* Start RECORDED DATA *
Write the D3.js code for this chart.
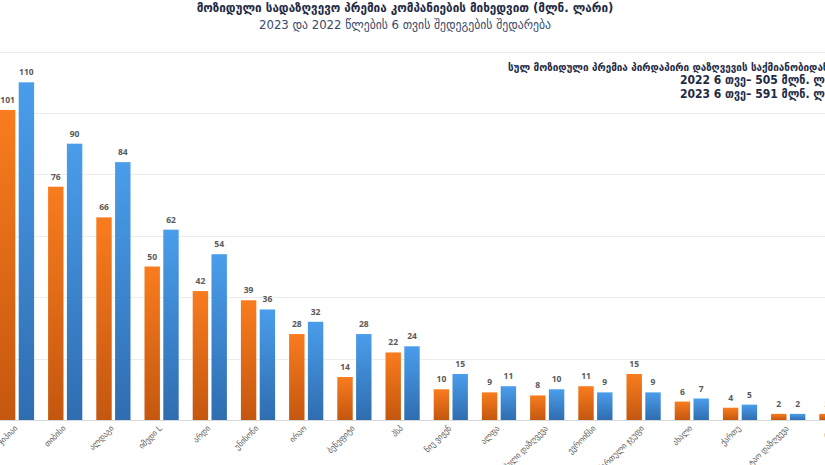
<!DOCTYPE html>
<html><head><meta charset="utf-8">
<script src="https://cdn.jsdelivr.net/npm/d3@7"></script>
<style>body{margin:0;background:#fff}svg{display:block}</style>
</head><body>
<svg id="c" width="825" height="465"></svg>
<script>
const categories = ["ჯიპიაი","თიბისი","ალდაგი","იმედი L","არდი","უნისონი","ირაო","ბენეფიტი","პსპ","ნიუ ვიჟენ","ალფა","ევროპული დაზღვევა","ევროინსი","ქართული ჯგუფი","ახალი","ქართუ","ტაო დაზღვევა","ტაო"];
const series = ["2022","2023"];
const values2022 = [101,76,66,50,42,39,28,14,22,10,9,8,11,15,6,4,2,2];
const values2023 = [110,90,84,62,54,36,32,28,24,15,11,10,9,9,7,5,2,2];
const yTicks = [0,20,40,60,80,100,120];
const titleText = "მოზიდული სადაზღვევო პრემია  კომპანიების მიხედვით (მლნ. ლარი)";
const subtitleText = "2023  და 2022 წლების 6 თვის შედეგების შედარება";
const noteLines = ["სულ მოზიდული პრემია პირდაპირი დაზღვევის საქმიანობიდან:","2022 6 თვე– 505 მლნ. ლარი","2023 6 თვე– 591 მლნ. ლარი"];

const svg = d3.select("#c");
svg.append("rect").attr("width",825).attr("height",465).attr("fill","#fff");
const defs = svg.append("defs");
const grads = {"2022":["#F97C1E","#C4570F"],"2023":["#4A9DEB","#2F6DB0"]};
Object.entries(grads).forEach(([k,c])=>{
  const g = defs.append("linearGradient").attr("id","g"+k).attr("x1",0).attr("y1",0).attr("x2",0).attr("y2",1);
  g.append("stop").attr("offset","0%").attr("stop-color",c[0]);
  g.append("stop").attr("offset","100%").attr("stop-color",c[1]);
});

const step = 48.2;
const x0 = d3.scaleBand().domain(categories).range([-7.1, -7.1 + step*categories.length]).padding(0);
const x1 = d3.scaleBand().domain(series).range([7, 41.2]).paddingInner(0.18);
const y = d3.scaleLinear().domain([0,120]).range([420, 51.6]);

// gridlines
svg.append("g").selectAll("line").data(yTicks).join("line")
  .attr("x1",0).attr("x2",825)
  .attr("y1",d=>Math.round(y(d))+0.5).attr("y2",d=>Math.round(y(d))+0.5)
  .attr("stroke",d=>d===0?"#d9d9d9":"#ececec").attr("stroke-width",1);

const data = categories.map((c,i)=>({c, v:{"2022":values2022[i],"2023":values2023[i]}}));
const groups = svg.append("g").selectAll("g").data(data).join("g")
  .attr("transform",d=>`translate(${x0(d.c)},0)`);
groups.selectAll("rect").data(d=>series.map(s=>({s,v:d.v[s]}))).join("rect")
  .attr("x",d=>x1(d.s)).attr("width",x1.bandwidth())
  .attr("y",d=>y(d.v)).attr("height",d=>y(0)-y(d.v))
  .attr("fill",d=>`url(#g${d.s})`);
groups.selectAll("text").data(d=>series.map(s=>({s,v:d.v[s]}))).join("text")
  .attr("x",d=>x1(d.s)+x1.bandwidth()/2).attr("y",d=>y(d.v)-7)
  .attr("text-anchor","middle").attr("font-family","Open Sans, sans-serif")
  .attr("font-size",8.5).attr("font-weight","bold").attr("fill","#595959")
  .text(d=>d.v);

// x labels
svg.append("g").selectAll("text").data(categories).join("text")
  .attr("transform",d=>`translate(${x0(d)+x0.bandwidth()/2+1},${429}) rotate(-45)`)
  .attr("text-anchor","end").attr("font-family","DejaVu Sans Condensed, DejaVu Sans")
  .attr("font-size",8.5).attr("fill","#595959").text(d=>d);

// title
svg.append("text").attr("x",405).attr("y",12).attr("text-anchor","middle")
  .attr("font-family","DejaVu Sans Condensed, DejaVu Sans").attr("font-weight","bold")
  .attr("font-size",13).attr("fill","#1F2A44").text(titleText);
svg.append("text").attr("x",405).attr("y",29).attr("text-anchor","middle")
  .attr("font-family","DejaVu Sans Condensed, DejaVu Sans")
  .attr("font-size",13).attr("fill","#3A4A6B").text(subtitleText);

// note
const noteX = [508,680,680], noteY = [71,84,98], noteSize = [11,12,12];
svg.append("g").selectAll("text").data(noteLines).join("text")
  .attr("x",(d,i)=>noteX[i]).attr("y",(d,i)=>noteY[i])
  .attr("font-family","DejaVu Sans Condensed, DejaVu Sans").attr("font-weight","bold")
  .attr("font-size",(d,i)=>noteSize[i]).attr("fill","#1F2A44").text(d=>d);
</script>
</body></html>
* End RECORDED DATA *
WRITTEN EXERCISE | Copy the material above in full and exactly, skipping pictures.

EXERCISE SOLUTION |
Write the D3.js code for this chart.
<!DOCTYPE html>
<html><head><meta charset="utf-8">
<script src="https://cdn.jsdelivr.net/npm/d3@7"></script>
<style>body{margin:0;background:#fff}svg{display:block}</style>
</head><body>
<svg id="c" width="825" height="465"></svg>
<script>
const categories = ["ჯიპიაი","თიბისი","ალდაგი","იმედი L","არდი","უნისონი","ირაო","ბენეფიტი","პსპ","ნიუ ვიჟენ","ალფა","ევროპული დაზღვევა","ევროინსი","ქართული ჯგუფი","ახალი","ქართუ","ტაო დაზღვევა","ტაო"];
const series = ["2022","2023"];
const values2022 = [101,76,66,50,42,39,28,14,22,10,9,8,11,15,6,4,2,2];
const values2023 = [110,90,84,62,54,36,32,28,24,15,11,10,9,9,7,5,2,2];
const yTicks = [0,20,40,60,80,100,120];
const titleText = "მოზიდული სადაზღვევო პრემია  კომპანიების მიხედვით (მლნ. ლარი)";
const subtitleText = "2023  და 2022 წლების 6 თვის შედეგების შედარება";
const noteLines = ["სულ მოზიდული პრემია პირდაპირი დაზღვევის საქმიანობიდან:","2022 6 თვე– 505 მლნ. ლარი","2023 6 თვე– 591 მლნ. ლარი"];

const svg = d3.select("#c");
svg.append("rect").attr("width",825).attr("height",465).attr("fill","#fff");
const defs = svg.append("defs");
const grads = {"2022":["#F97C1E","#C4570F"],"2023":["#4A9DEB","#2F6DB0"]};
Object.entries(grads).forEach(([k,c])=>{
  const g = defs.append("linearGradient").attr("id","g"+k).attr("x1",0).attr("y1",0).attr("x2",0).attr("y2",1);
  g.append("stop").attr("offset","0%").attr("stop-color",c[0]);
  g.append("stop").attr("offset","100%").attr("stop-color",c[1]);
});

const step = 48.2;
const x0 = d3.scaleBand().domain(categories).range([-7.1, -7.1 + step*categories.length]).padding(0);
const x1 = d3.scaleBand().domain(series).range([7, 41.2]).paddingInner(0.18);
const y = d3.scaleLinear().domain([0,120]).range([420, 51.6]);

// gridlines
svg.append("g").selectAll("line").data(yTicks).join("line")
  .attr("x1",0).attr("x2",825)
  .attr("y1",d=>Math.round(y(d))+0.5).attr("y2",d=>Math.round(y(d))+0.5)
  .attr("stroke",d=>d===0?"#d9d9d9":"#ececec").attr("stroke-width",1);

const data = categories.map((c,i)=>({c, v:{"2022":values2022[i],"2023":values2023[i]}}));
const groups = svg.append("g").selectAll("g").data(data).join("g")
  .attr("transform",d=>`translate(${x0(d.c)},0)`);
groups.selectAll("rect").data(d=>series.map(s=>({s,v:d.v[s]}))).join("rect")
  .attr("x",d=>x1(d.s)).attr("width",x1.bandwidth())
  .attr("y",d=>y(d.v)).attr("height",d=>y(0)-y(d.v))
  .attr("fill",d=>`url(#g${d.s})`);
groups.selectAll("text").data(d=>series.map(s=>({s,v:d.v[s]}))).join("text")
  .attr("x",d=>x1(d.s)+x1.bandwidth()/2).attr("y",d=>y(d.v)-7)
  .attr("text-anchor","middle").attr("font-family","Open Sans, sans-serif")
  .attr("font-size",8.5).attr("font-weight","bold").attr("fill","#595959")
  .text(d=>d.v);

// x labels
svg.append("g").selectAll("text").data(categories).join("text")
  .attr("transform",d=>`translate(${x0(d)+x0.bandwidth()/2+1},${429}) rotate(-45)`)
  .attr("text-anchor","end").attr("font-family","DejaVu Sans Condensed, DejaVu Sans")
  .attr("font-size",8.5).attr("fill","#595959").text(d=>d);

// title
svg.append("text").attr("x",405).attr("y",12).attr("text-anchor","middle")
  .attr("font-family","DejaVu Sans Condensed, DejaVu Sans").attr("font-weight","bold")
  .attr("font-size",13).attr("fill","#1F2A44").text(titleText);
svg.append("text").attr("x",405).attr("y",29).attr("text-anchor","middle")
  .attr("font-family","DejaVu Sans Condensed, DejaVu Sans")
  .attr("font-size",13).attr("fill","#3A4A6B").text(subtitleText);

// note
const noteX = [508,680,680], noteY = [71,84,98], noteSize = [11,12,12];
svg.append("g").selectAll("text").data(noteLines).join("text")
  .attr("x",(d,i)=>noteX[i]).attr("y",(d,i)=>noteY[i])
  .attr("font-family","DejaVu Sans Condensed, DejaVu Sans").attr("font-weight","bold")
  .attr("font-size",(d,i)=>noteSize[i]).attr("fill","#1F2A44").text(d=>d);
</script>
</body></html>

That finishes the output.